--- Start Material shown ---
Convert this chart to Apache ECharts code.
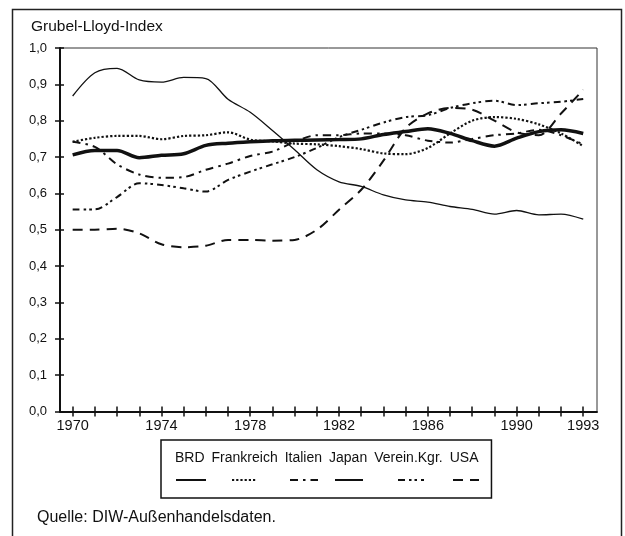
<!DOCTYPE html>
<html>
<head>
<meta charset="utf-8">
<script src="https://cdn.jsdelivr.net/npm/echarts@6/dist/echarts.min.js"></script>
<style>
    html, body { margin: 0; padding: 0; background: #fff; }
    #chart { width: 625px; height: 536px; }
</style>
</head>
<body>
<div id="chart"></div>
<script>
// Jahre
const years = [1970, 1971, 1972, 1973, 1974, 1975, 1976, 1977, 1978, 1979, 1980, 1981,
               1982, 1983, 1984, 1985, 1986, 1987, 1988, 1989, 1990, 1991, 1992, 1993];
const labelYears = [1970, 1974, 1978, 1982, 1986, 1990, 1993];

const brd        = [0.706, 0.718, 0.718, 0.698, 0.705, 0.709, 0.732, 0.738, 0.742, 0.745, 0.746, 0.747,
                    0.748, 0.750, 0.762, 0.770, 0.778, 0.765, 0.745, 0.730, 0.752, 0.770, 0.775, 0.765];
const frankreich = [0.742, 0.753, 0.758, 0.758, 0.749, 0.758, 0.760, 0.768, 0.748, 0.743, 0.737, 0.735,
                    0.730, 0.722, 0.710, 0.708, 0.725, 0.765, 0.800, 0.810, 0.805, 0.790, 0.765, 0.730];
const italien    = [0.742, 0.728, 0.680, 0.652, 0.643, 0.645, 0.665, 0.682, 0.703, 0.715, 0.742, 0.760,
                    0.760, 0.765, 0.765, 0.760, 0.745, 0.740, 0.750, 0.760, 0.765, 0.775, 0.760, 0.735];
const japan      = [0.868, 0.932, 0.944, 0.912, 0.906, 0.919, 0.916, 0.859, 0.823, 0.773, 0.720, 0.665,
                    0.632, 0.619, 0.596, 0.582, 0.576, 0.564, 0.556, 0.543, 0.553, 0.541, 0.543, 0.529];
const vereinKgr  = [0.556, 0.556, 0.590, 0.628, 0.623, 0.614, 0.605, 0.637, 0.660, 0.680, 0.700, 0.725,
                    0.755, 0.775, 0.795, 0.810, 0.815, 0.835, 0.848, 0.855, 0.843, 0.848, 0.852, 0.860];
const usa        = [0.500, 0.500, 0.503, 0.490, 0.460, 0.452, 0.456, 0.472, 0.472, 0.470, 0.472, 0.500,
                    0.555, 0.610, 0.690, 0.780, 0.820, 0.835, 0.830, 0.800, 0.768, 0.760, 0.820, 0.885];

const names = ['BRD', 'Frankreich', 'Italien', 'Japan', 'Verein.Kgr.', 'USA'];
const values = [brd, frankreich, italien, japan, vereinKgr, usa];
const lineStyles = [
    {width: 3.5, type: 'solid'},
    {width: 2.2, type: [2.2, 2]},
    {width: 2, type: [8, 5, 2.5, 5]},
    {width: 1.3, type: 'solid'},
    {width: 2, type: [7, 4, 2.5, 3, 2.5, 4]},
    {width: 2, type: [10, 7]}
];
// Legendensymbole: Mitte und Breite
const iconCenters = [190, 243, 303, 348, 410, 465];
const iconWidths = [30, 24, 28, 28, 26, 26];

let chart = echarts.init(document.getElementById('chart'));

let series = names.map((name, i) => ({
    name: name,
    type: 'line',
    symbol: 'none',
    smooth: 0.3,
    silent: true,
    color: '#111',
    lineStyle: Object.assign({color: '#111', cap: 'butt'}, lineStyles[i]),
    data: years.map((y, j) => [y, values[i][j]])
}));

let legends = [{
    data: names,
    icon: 'none',
    itemWidth: 0,
    itemHeight: 14,
    itemGap: 2,
    selectedMode: false,
    left: 161,
    top: 440,
    padding: [11, 13, 33, 9],
    borderColor: '#111',
    borderWidth: 1.5,
    textStyle: {fontFamily: 'Liberation Sans', fontSize: 14, color: '#111'}
}];
names.forEach((name, i) => {
    legends.push({
        data: [name],
        itemWidth: iconWidths[i],
        itemHeight: 6,
        selectedMode: false,
        left: iconCenters[i] - iconWidths[i] / 2,
        top: 477,
        padding: 0,
        itemStyle: {opacity: 0},
        formatter: () => '',
        textStyle: {fontSize: 1}
    });
});

let axisFont = {fontFamily: 'Liberation Sans', color: '#111'};

let option = {
    animation: false,
    backgroundColor: '#fff',
    title: [{
        text: 'Grubel-Lloyd-Index',
        left: 31,
        top: 19,
        padding: 0,
        textStyle: {fontFamily: 'Liberation Sans', fontSize: 15.5, fontWeight: 'normal', color: '#111'}
    }, {
        text: 'Quelle: DIW-Außenhandelsdaten.',
        left: 37,
        top: 510,
        padding: 0,
        textStyle: {fontFamily: 'Liberation Sans', fontSize: 16, fontWeight: 'normal', color: '#111'}
    }],
    graphic: [{
        type: 'rect',
        shape: {x: 12.5, y: 9.5, width: 609, height: 540},
        style: {fill: 'none', stroke: '#222', lineWidth: 1.5},
        silent: true,
        z: -1
    }],
    legend: legends,
    grid: {
        left: 60, top: 48, right: 28, bottom: 124.5,
        show: true, borderColor: '#333', borderWidth: 1
    },
    xAxis: [{
        type: 'value',
        min: 1969.43,
        max: 1993.62,
        splitLine: {show: false},
        axisLine: {lineStyle: {color: '#111', width: 2}},
        axisTick: {customValues: years, length: 5, lineStyle: {color: '#111', width: 1.5}},
        axisLabel: Object.assign({
            customValues: labelYears,
            fontSize: 14.5,
            margin: 7,
            formatter: v => String(v)
        }, axisFont)
    }, {
        type: 'value',
        position: 'bottom',
        min: 1969.43,
        max: 1993.62,
        splitLine: {show: false},
        axisLine: {show: false},
        axisTick: {customValues: years, inside: true, length: 5, lineStyle: {color: '#111', width: 1.5}},
        axisLabel: {show: false}
    }],
    yAxis: [{
        type: 'value',
        min: 0,
        max: 1,
        interval: 0.1,
        splitLine: {show: false},
        axisLine: {show: true, lineStyle: {color: '#111', width: 2}},
        axisTick: {show: true, length: 5, lineStyle: {color: '#111', width: 1.5}},
        axisLabel: Object.assign({
            fontSize: 13,
            margin: 13,
            formatter: v => v.toFixed(1).replace('.', ',')
        }, axisFont)
    }, {
        type: 'value',
        position: 'left',
        min: 0,
        max: 1,
        interval: 0.1,
        splitLine: {show: false},
        axisLine: {show: false},
        axisTick: {show: true, inside: true, length: 4, lineStyle: {color: '#111', width: 1.5}},
        axisLabel: {show: false}
    }],
    series: series
};
chart.setOption(option);
</script>
</body>
</html>
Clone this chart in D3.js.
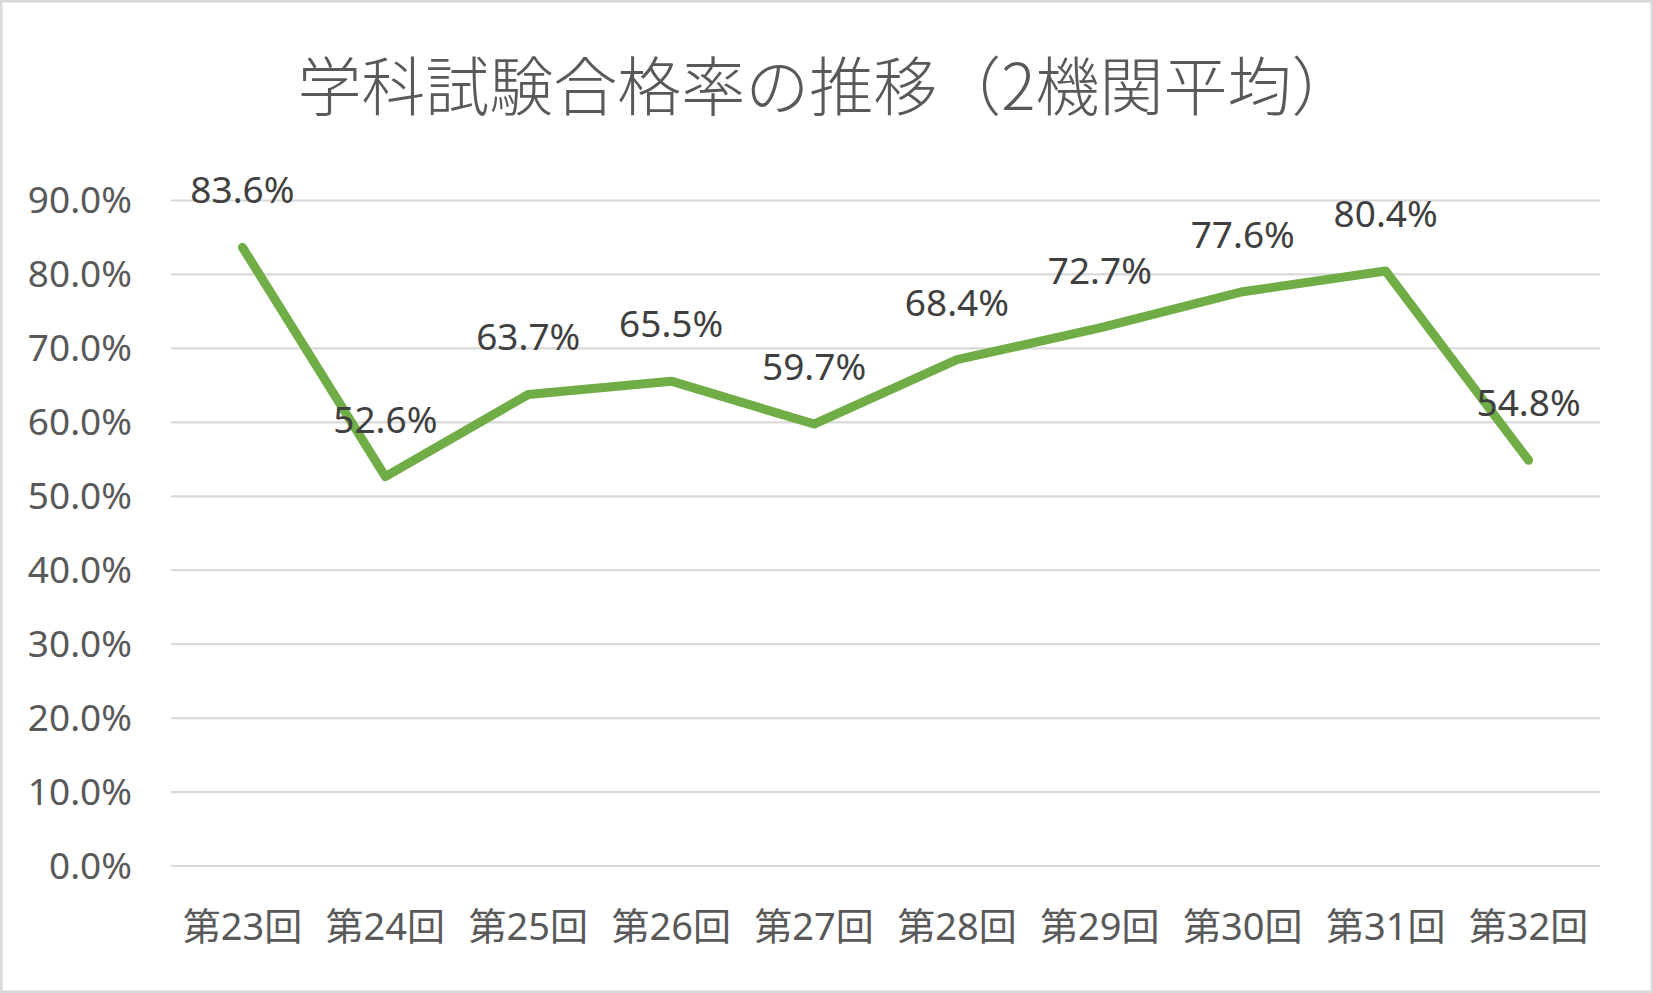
<!DOCTYPE html>
<html>
<head>
<meta charset="utf-8">
<script src="https://cdn.jsdelivr.net/npm/d3@7/dist/d3.min.js"></script>
<style>
  html, body { margin: 0; padding: 0; background: #fff; }
  svg { display: block; }
</style>
</head>
<body>
<script>
// データ
const title = "学科試験合格率の推移（2機関平均）";
const categories = ["第23回", "第24回", "第25回", "第26回", "第27回", "第28回", "第29回", "第30回", "第31回", "第32回"];
const passRate = [83.6, 52.6, 63.7, 65.5, 59.7, 68.4, 72.7, 77.6, 80.4, 54.8];
const yTicks = [0, 10, 20, 30, 40, 50, 60, 70, 80, 90];

const W = 1653, H = 993;
const margin = { left: 171, right: 53, top: 200, bottom: 127.5 };
const fontLatin = "'Noto Sans', 'Open Sans', 'Noto Sans CJK JP', sans-serif";

const svg = d3.select("body").append("svg")
  .attr("width", W)
  .attr("height", H);

// 枠
svg.append("rect")
  .attr("x", 1.25).attr("y", 1.25)
  .attr("width", W - 2.5).attr("height", H - 2.5)
  .attr("fill", "#fff")
  .attr("stroke", "#d9d9d9")
  .attr("stroke-width", 2.5);

const x = d3.scaleBand()
  .domain(categories)
  .range([margin.left, W - margin.right]);

const y = d3.scaleLinear()
  .domain([0, 90])
  .range([H - margin.bottom, margin.top]);

// タイトル
svg.append("text")
  .attr("x", W / 2)
  .attr("y", 110)
  .attr("text-anchor", "middle")
  .attr("font-family", "'Noto Sans CJK JP', sans-serif")
  .attr("font-weight", 300)
  .attr("font-size", 64)
  .attr("fill", "#595959")
  .text(title);

// 目盛線
const yAxis = d3.axisLeft(y)
  .tickValues(yTicks)
  .tickSize(-(W - margin.left - margin.right))
  .tickPadding(39)
  .tickFormat(d => d.toFixed(1) + "%");

const gy = svg.append("g")
  .attr("transform", "translate(" + margin.left + ",0)")
  .call(yAxis);
gy.select(".domain").remove();
gy.selectAll(".tick line")
  .attr("stroke", "#d9d9d9")
  .attr("stroke-width", 2.2);
gy.selectAll(".tick text")
  .attr("font-family", fontLatin)
  .attr("font-size", 37)
  .attr("fill", "#595959")
  .attr("dy", "0.35em");

// 横軸ラベル
const xAxis = d3.axisBottom(x)
  .tickSize(0)
  .tickPadding(0);
const gx = svg.append("g")
  .attr("transform", "translate(0," + (H - margin.bottom) + ")")
  .call(xAxis);
gx.select(".domain").remove();
gx.selectAll(".tick text")
  .attr("font-family", fontLatin)
  .attr("font-size", 38)
  .attr("fill", "#595959")
  .attr("dy", null)
  .attr("y", 74);

// 折れ線
const cx = d => x(d) + x.bandwidth() / 2;
const line = d3.line()
  .x((d, i) => cx(categories[i]))
  .y(d => y(d));

svg.append("path")
  .datum(passRate)
  .attr("fill", "none")
  .attr("stroke", "#70ad47")
  .attr("stroke-width", 9)
  .attr("stroke-linejoin", "round")
  .attr("stroke-linecap", "round")
  .attr("d", line);

// データラベル
svg.append("g")
  .selectAll("text")
  .data(passRate)
  .join("text")
  .attr("x", (d, i) => cx(categories[i]))
  .attr("y", d => y(d) - 44)
  .attr("text-anchor", "middle")
  .attr("font-family", fontLatin)
  .attr("font-size", 37)
  .attr("fill", "#404040")
  .text(d => d.toFixed(1) + "%");
</script>
</body>
</html>
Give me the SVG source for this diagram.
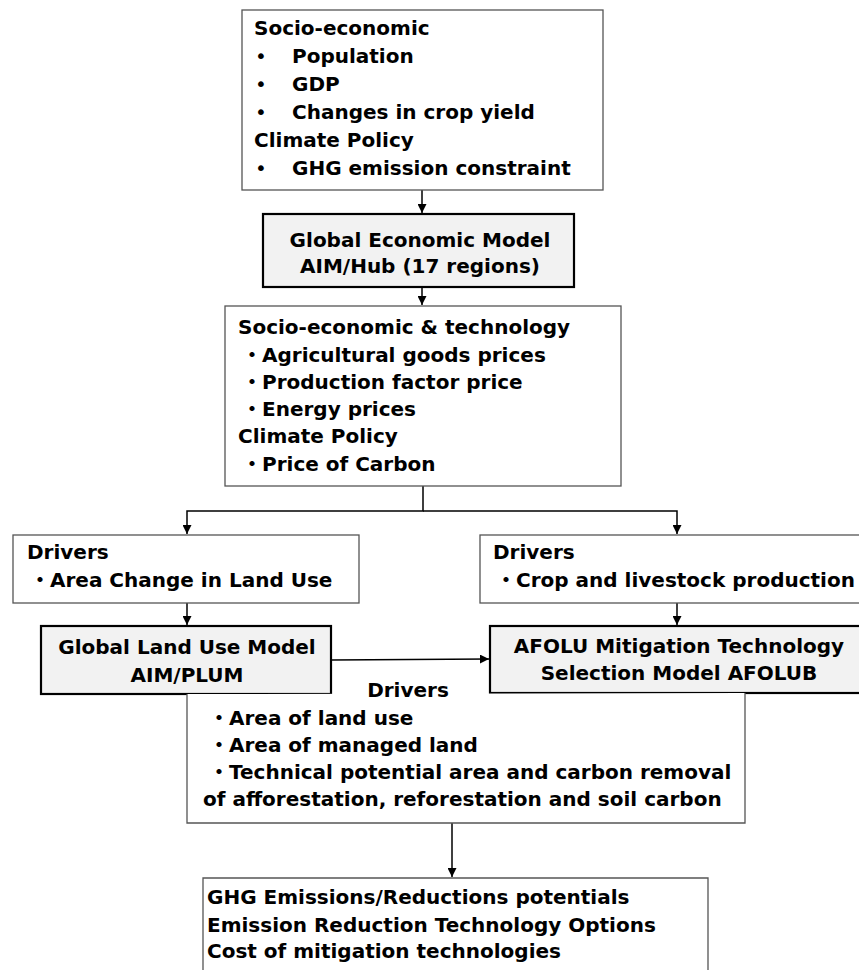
<svg xmlns="http://www.w3.org/2000/svg" width="859" height="970" viewBox="0 0 859 970">
<defs>
<style>
text{font-family:"DejaVu Sans","Noto Sans CJK JP",sans-serif;font-weight:bold;font-size:20px;fill:#000}
.c{text-anchor:middle}
.b{font-weight:normal}
.box{fill:#fff;stroke:#555;stroke-width:1.3}
.model{fill:#f2f2f2;stroke:#000;stroke-width:2.2}
.conn{fill:none;stroke:#000;stroke-width:1.5}
</style>
<marker id="ah" viewBox="0 0 10 10" refX="10" refY="5" markerWidth="9" markerHeight="9" markerUnits="userSpaceOnUse" orient="auto">
<path d="M0,0 L10,5 L0,10 z" fill="#000"/>
</marker>
</defs>

<g id="connectors">
<line class="conn" x1="422" y1="190" x2="422" y2="213" marker-end="url(#ah)"/>
<line class="conn" x1="422" y1="287" x2="422" y2="305" marker-end="url(#ah)"/>
<polyline class="conn" points="423,486 423,511 187,511 187,534" marker-end="url(#ah)"/>
<polyline class="conn" points="423,511 677,511 677,534" marker-end="url(#ah)"/>
<line class="conn" x1="187" y1="603" x2="187" y2="625" marker-end="url(#ah)"/>
<line class="conn" x1="677" y1="603" x2="677" y2="625" marker-end="url(#ah)"/>
<line class="conn" x1="331" y1="660" x2="489" y2="659" marker-end="url(#ah)"/>
<line class="conn" x1="452" y1="823" x2="452" y2="877" marker-end="url(#ah)"/>
</g>

<g id="inputs">
<rect class="box" x="242" y="10" width="361" height="180"/>
<text x="254" y="35">Socio-economic</text>
<text><tspan class="b" x="255" y="63">•</tspan><tspan x="292" y="63">Population</tspan></text>
<text><tspan class="b" x="255" y="91">•</tspan><tspan x="292" y="91">GDP</tspan></text>
<text><tspan class="b" x="255" y="119">•</tspan><tspan x="292" y="119">Changes in crop yield</tspan></text>
<text x="254" y="147">Climate Policy</text>
<text><tspan class="b" x="255" y="175">•</tspan><tspan x="292" y="175">GHG emission constraint</tspan></text>
</g>

<g id="global-economic-model">
<rect class="model" x="263" y="214" width="311" height="73"/>
<text class="c" x="420" y="247">Global Economic Model</text>
<text class="c" x="420" y="273">AIM/Hub (17 regions)</text>
</g>

<g id="hub-outputs">
<rect class="box" x="225" y="306" width="396" height="180"/>
<text x="238" y="334">Socio-economic &amp; technology</text>
<text><tspan x="242" y="362">・</tspan><tspan x="262" y="362">Agricultural goods prices</tspan></text>
<text><tspan x="242" y="389">・</tspan><tspan x="262" y="389">Production factor price</tspan></text>
<text><tspan x="242" y="416">・</tspan><tspan x="262" y="416">Energy prices</tspan></text>
<text x="238" y="443">Climate Policy</text>
<text><tspan x="242" y="471">・</tspan><tspan x="262" y="471">Price of Carbon</tspan></text>
</g>

<g id="drivers-left">
<rect class="box" x="13" y="535" width="346" height="68"/>
<text x="27" y="559">Drivers</text>
<text><tspan x="30" y="587">・</tspan><tspan x="50" y="587">Area Change in Land Use</tspan></text>
</g>

<g id="drivers-right">
<rect class="box" x="480" y="535" width="400" height="68"/>
<text x="493" y="559">Drivers</text>
<text><tspan x="496" y="587">・</tspan><tspan x="516" y="587">Crop and livestock production</tspan></text>
</g>

<g id="global-land-use-model">
<rect class="model" x="41" y="626" width="290" height="68"/>
<text class="c" x="187" y="654">Global Land Use Model</text>
<text class="c" x="187" y="682">AIM/PLUM</text>
</g>

<g id="afolub">
<rect class="model" x="490" y="626" width="400" height="67"/>
<text class="c" x="679" y="653">AFOLU Mitigation Technology</text>
<text class="c" x="679" y="680">Selection Model AFOLUB</text>
</g>

<g id="drivers-bottom">
<polyline class="box" fill="none" points="187,694 187,823 745,823 745,693"/>
<text class="c" x="408" y="697">Drivers</text>
<text><tspan x="209" y="725">・</tspan><tspan x="229" y="725">Area of land use</tspan></text>
<text><tspan x="209" y="752">・</tspan><tspan x="229" y="752">Area of managed land</tspan></text>
<text><tspan x="209" y="779">・</tspan><tspan x="229" y="779">Technical potential area and carbon removal</tspan></text>
<text x="203" y="806">of afforestation, reforestation and soil carbon</text>
</g>

<g id="outputs">
<polyline class="box" fill="none" points="203,980 203,878 708,878 708,980"/>
<text x="207" y="904">GHG Emissions/Reductions potentials</text>
<text x="207" y="932">Emission Reduction Technology Options</text>
<text x="207" y="958">Cost of mitigation technologies</text>
</g>
</svg>
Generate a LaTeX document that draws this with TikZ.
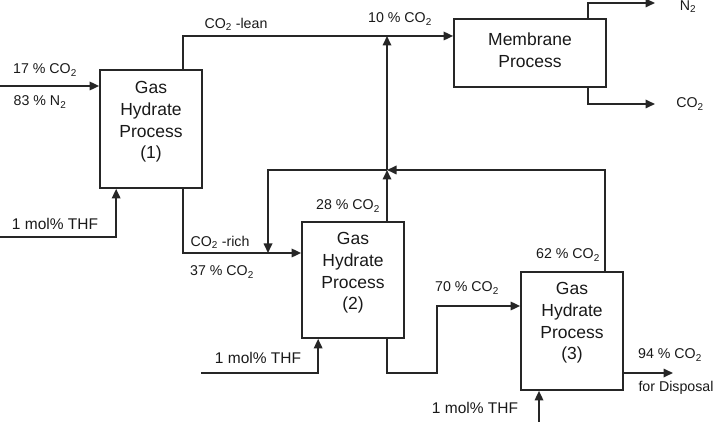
--- End Material shown ---
Look above for the line containing "Clone this chart in D3.js.", then write out every line from there down to the line containing "- margin.bottom, margin.top]);", that line included, with no pictures.

Exercise result:
Clone this chart in D3.js.
<!DOCTYPE html>
<html>
<head>
<meta charset="utf-8">
<script src="https://cdn.jsdelivr.net/npm/d3@7/dist/d3.min.js"></script>
<style>
  html, body { margin: 0; padding: 0; background: #fff; }
  svg { display: block; }
</style>
</head>
<body>
<script>
// データ
const title = "学科試験合格率の推移（2機関平均）";
const categories = ["第23回", "第24回", "第25回", "第26回", "第27回", "第28回", "第29回", "第30回", "第31回", "第32回"];
const passRate = [83.6, 52.6, 63.7, 65.5, 59.7, 68.4, 72.7, 77.6, 80.4, 54.8];
const yTicks = [0, 10, 20, 30, 40, 50, 60, 70, 80, 90];

const W = 1653, H = 993;
const margin = { left: 171, right: 53, top: 200, bottom: 127.5 };
const fontLatin = "'Noto Sans', 'Open Sans', 'Noto Sans CJK JP', sans-serif";

const svg = d3.select("body").append("svg")
  .attr("width", W)
  .attr("height", H);

// 枠
svg.append("rect")
  .attr("x", 1.25).attr("y", 1.25)
  .attr("width", W - 2.5).attr("height", H - 2.5)
  .attr("fill", "#fff")
  .attr("stroke", "#d9d9d9")
  .attr("stroke-width", 2.5);

const x = d3.scaleBand()
  .domain(categories)
  .range([margin.left, W - margin.right]);

const y = d3.scaleLinear()
  .domain([0, 90])
  .range([H - margin.bottom, margin.top]);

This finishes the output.